A prominent national economist thinks Wisconsin’s agricultural sector could suffer if President Trump delivers on his promise to build a southern border wall.
Marci Rossell, former chief economist for CNBC, spoke yesterday at the Wisconsin Bankers Association luncheon. She pointed out that net migration from Mexico has been negative since 2006, meaning more people from Mexico have been leaving the United States than entering.
Immigration from Mexico peaked in 2000 before tipping negative, she says, as a demographic boom of young people drove many to seek better opportunities in the United States.
Now, she notes most of the immigrants coming over the southern border hail from other countries further south.
“Any guess what the demographics of Honduras, El Salvador and Guatemala look like? Well they too had a baby boom, and it was 10 years after Mexico,” she said. “So what happens in the next five years to immigration naturally? It just tapers off, just like Mexico.”
She says clamping down on immigration now could spell trouble for the ag workforce, based on previous immigration patterns.

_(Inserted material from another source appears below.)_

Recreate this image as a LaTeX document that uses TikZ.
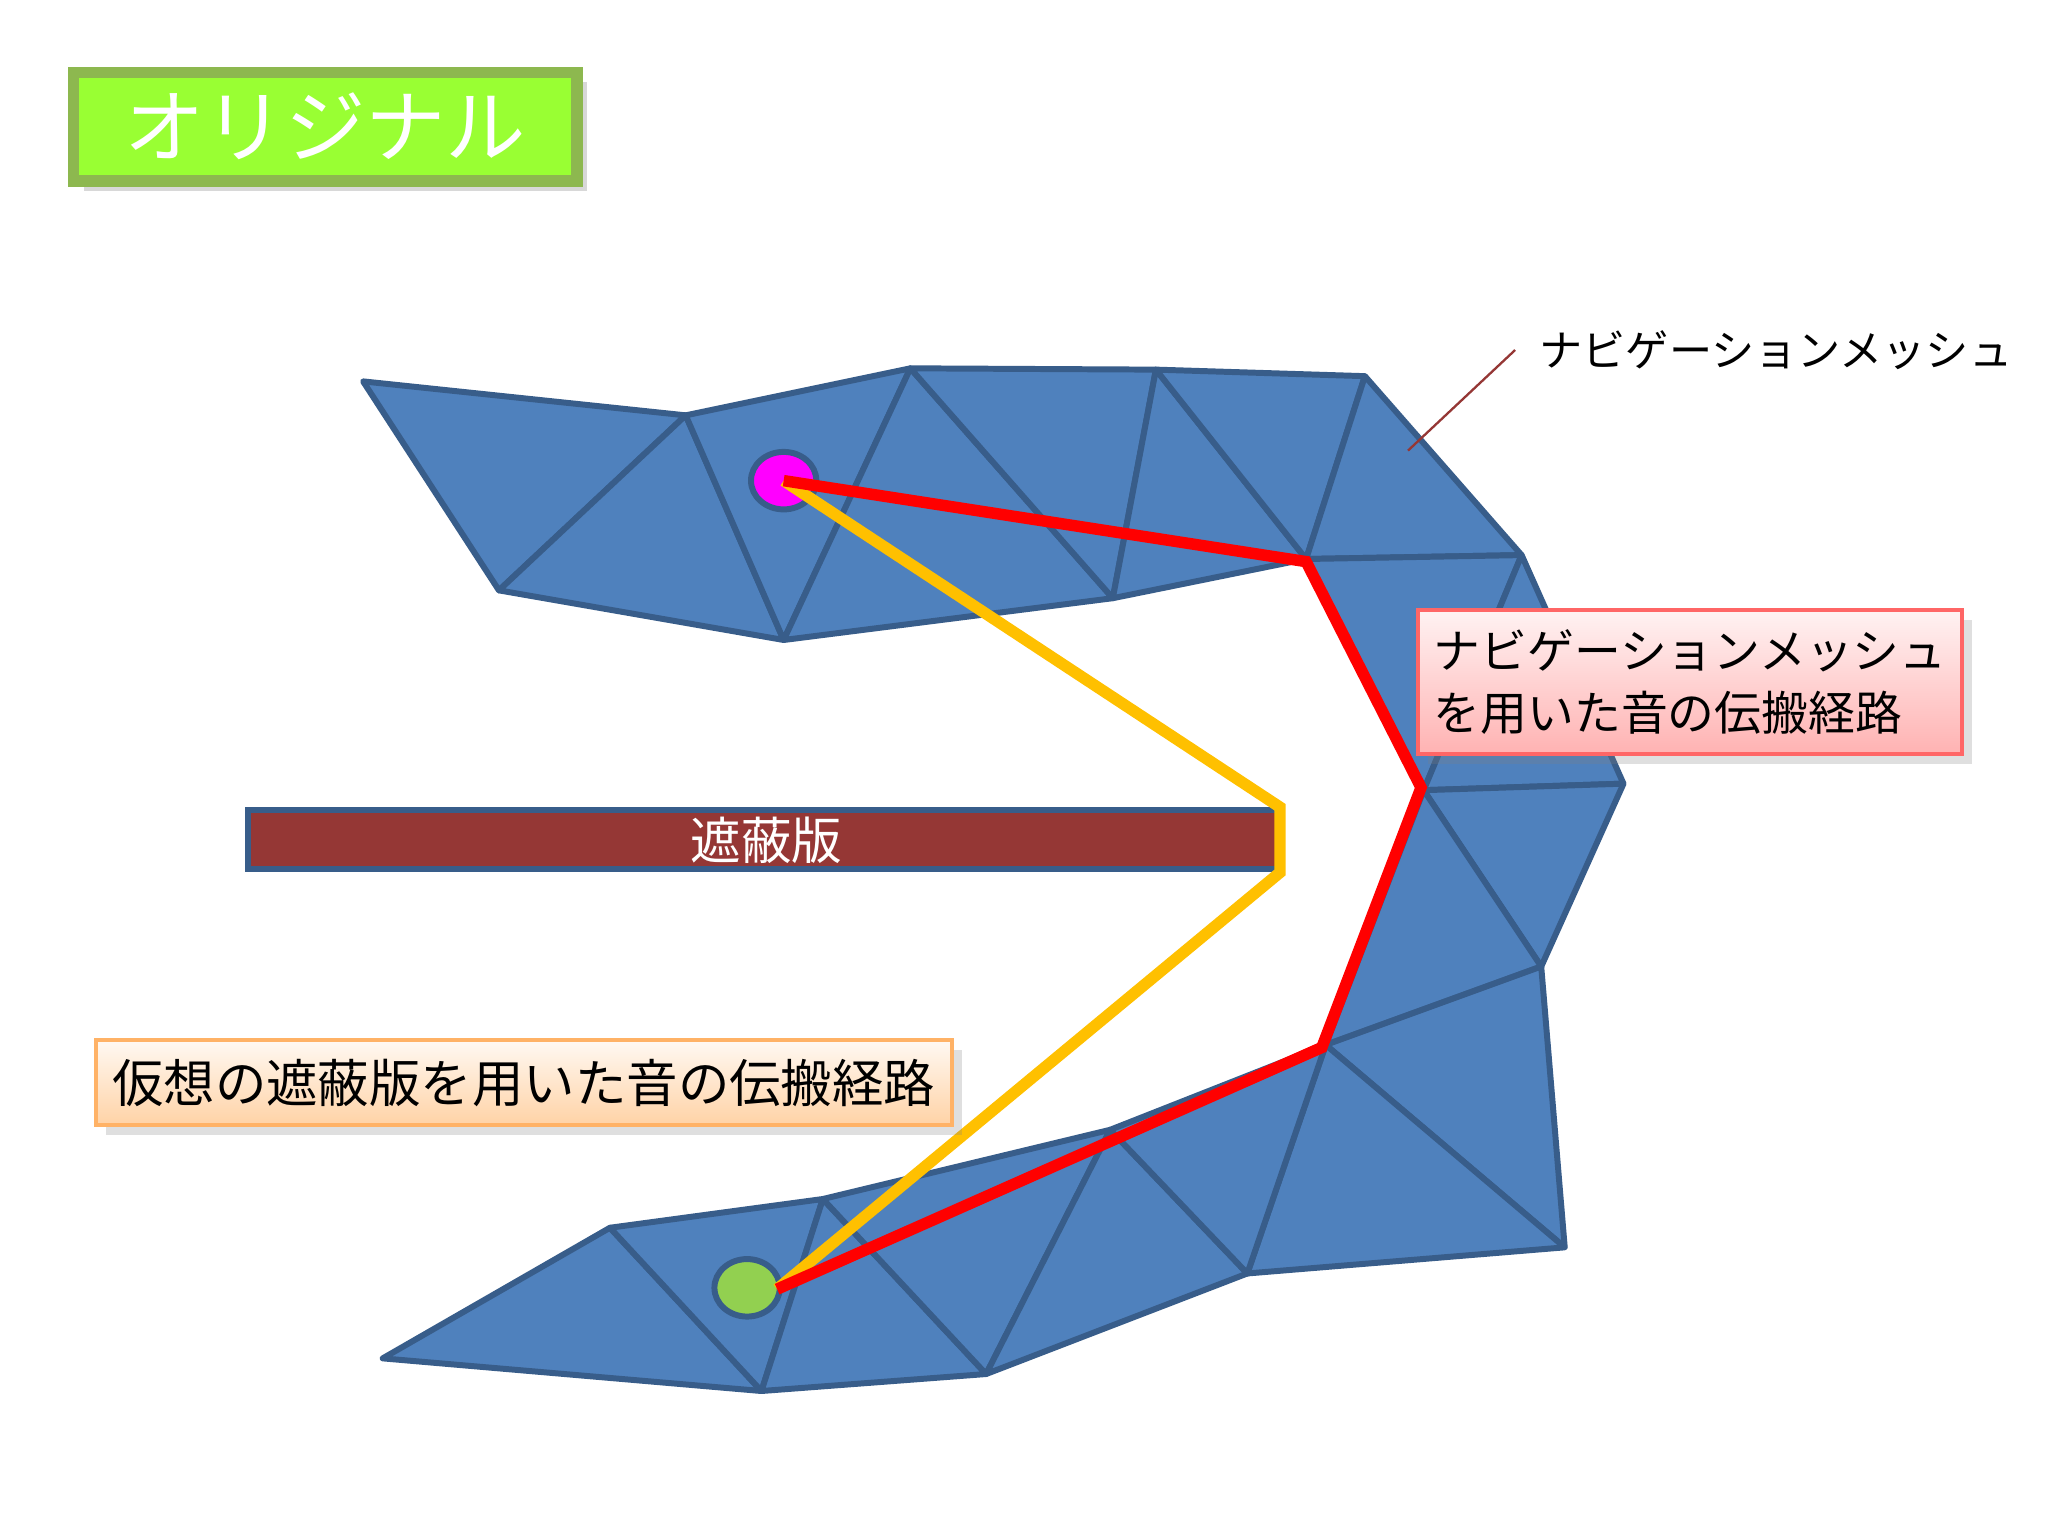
\documentclass[tikz,border=0pt]{standalone}
\usepackage{fontspec}
\newfontfamily\cjk{Noto Sans CJK JP}
\usetikzlibrary{shadows,shapes.geometric}
\definecolor{meshfill}{HTML}{4F81BD}
\definecolor{meshline}{HTML}{385D8A}
\definecolor{barrier}{HTML}{953735}
\definecolor{titlefill}{HTML}{99FF33}
\definecolor{titleline}{HTML}{8DB84F}
\definecolor{pathred}{HTML}{FF0000}
\definecolor{pathyel}{HTML}{FFC000}
\definecolor{dotgreen}{HTML}{92D050}
\definecolor{dotmag}{HTML}{FF00FF}
\tikzset{tri/.style={fill=meshfill,draw=meshline,line width=1.3pt,line join=round},
 route/.style={line width=2.5pt,line join=miter}}
\begin{document}
\begin{tikzpicture}[x=0.01cm,y=-0.01cm]
\useasboundingbox (0,0) rectangle (1568,1176);
\fill[white] (0,0) rectangle (1568,1176);
% title
\node[draw=titleline,line width=2.5pt,fill=titlefill,minimum width=3.85cm,minimum height=0.83cm,drop shadow={opacity=0.3}] (title) at (249,97) {\cjk\fontsize{17.5}{20}\selectfont\color{white}オリジナル};
% top strip
\draw[tri] (278,292)--(525,318)--(382,452)--cycle;
\draw[tri] (525,318)--(382,452)--(600,490)--cycle;
\draw[tri] (525,318)--(697,282)--(600,490)--cycle;
\draw[tri] (697,282)--(600,490)--(852,458)--cycle;
\draw[tri] (697,282)--(885,283)--(852,458)--cycle;
\draw[tri] (885,283)--(852,458)--(1000,428)--cycle;
\draw[tri] (885,283)--(1045,288)--(1000,428)--cycle;
\draw[tri] (1045,288)--(1165,425)--(1000,428)--cycle;
% right column
\draw[tri] (1000,428)--(1165,425)--(1090,605)--cycle;
\draw[tri] (1165,425)--(1243,600)--(1090,605)--cycle;
\draw[tri] (1090,605)--(1243,600)--(1180,740)--cycle;
\draw[tri] (1090,605)--(1180,740)--(1015,800)--cycle;
\draw[tri] (1015,800)--(1180,740)--(1198,955)--cycle;
\draw[tri] (1015,800)--(1198,955)--(955,975)--cycle;
% bottom strip
\draw[tri] (293,1040)--(467,940)--(583,1065)--cycle;
\draw[tri] (467,940)--(630,918)--(583,1065)--cycle;
\draw[tri] (630,918)--(583,1065)--(755,1052)--cycle;
\draw[tri] (630,918)--(850,865)--(755,1052)--cycle;
\draw[tri] (850,865)--(755,1052)--(955,975)--cycle;
\draw[tri] (850,865)--(1015,800)--(955,975)--cycle;
% barrier
\node[draw=meshline,line width=1.3pt,fill=barrier,minimum width=7.9cm,minimum height=0.45cm,inner sep=0pt] (bar) at (585,643) {};
\node[text=white] (bartxt) at (587,643) {\cjk\fontsize{11}{13}\selectfont 遮蔽版};
% points
\coordinate (src) at (600,368);
\coordinate (dst) at (595,987);
\coordinate (r1) at (1000,430);
\coordinate (r2) at (1088,603);
\coordinate (r3) at (1012,802);
\coordinate (y1) at (980,618);
\coordinate (y2) at (980,668);
\node[ellipse,fill=dotmag,draw=meshline,line width=1.3pt,minimum width=0.5cm,minimum height=0.44cm,inner sep=0pt] (srcdot) at (600,368) {};
\node[ellipse,fill=dotgreen,draw=meshline,line width=1.3pt,minimum width=0.5cm,minimum height=0.44cm,inner sep=0pt] (dstdot) at (572,986) {};
\draw[route,pathyel] (src)--(y1)--(y2)--(dst);
\draw[route,pathred] (src)--(r1)--(r2)--(r3)--(dst);
% labels
\node[anchor=west,inner sep=0pt,font=\cjk\fontsize{9.4}{11}\selectfont] (navlbl) at (1178,268) {ナビゲーションメッシュ};
\coordinate (lead) at (1078,345);
\coordinate (leadtop) at (1160,268);
\draw[barrier,line width=0.5pt] (leadtop) -- (lead);
\node[draw=red!60,line width=0.8pt,top color=red!5,bottom color=red!30,minimum width=4.16cm,minimum height=1.1cm,align=left,drop shadow={opacity=0.25},font=\cjk\fontsize{10.2}{13.5}\selectfont] (redbox) at (1294,522) {ナビゲーションメッシュ\\を用いた音の伝搬経路};
\node[draw=orange!60,line width=0.8pt,top color=orange!5,bottom color=orange!35,minimum width=6.55cm,minimum height=0.65cm,drop shadow={opacity=0.25},font=\cjk\fontsize{11.2}{13}\selectfont] (orbox) at (401,829) {仮想の遮蔽版を用いた音の伝搬経路};
\end{tikzpicture}
\end{document}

“The reality is, the demographics aren’t there to support further immigration,” she said. “If you think your dairy industry in the state has labor problems now, give it five more years.”
Rossell also said she doesn’t expect the country is on the path toward a recession. Though the tax cuts brought up the trend rate of economic growth, she says that’s about to be diminished by the government shutdown, ripple effects of Brexit and the ongoing trade war.
She expects GDP growth to slow in the first quarter of 2019 before bouncing back to more healthy levels of growth. For a recession to occur, she says there would need to be a significant problem in a sector of the economy such as real estate.
“Because this is not sort of real estate slow down or anything like that, I think it will look much more like a slowdown rather than a recession,” she said.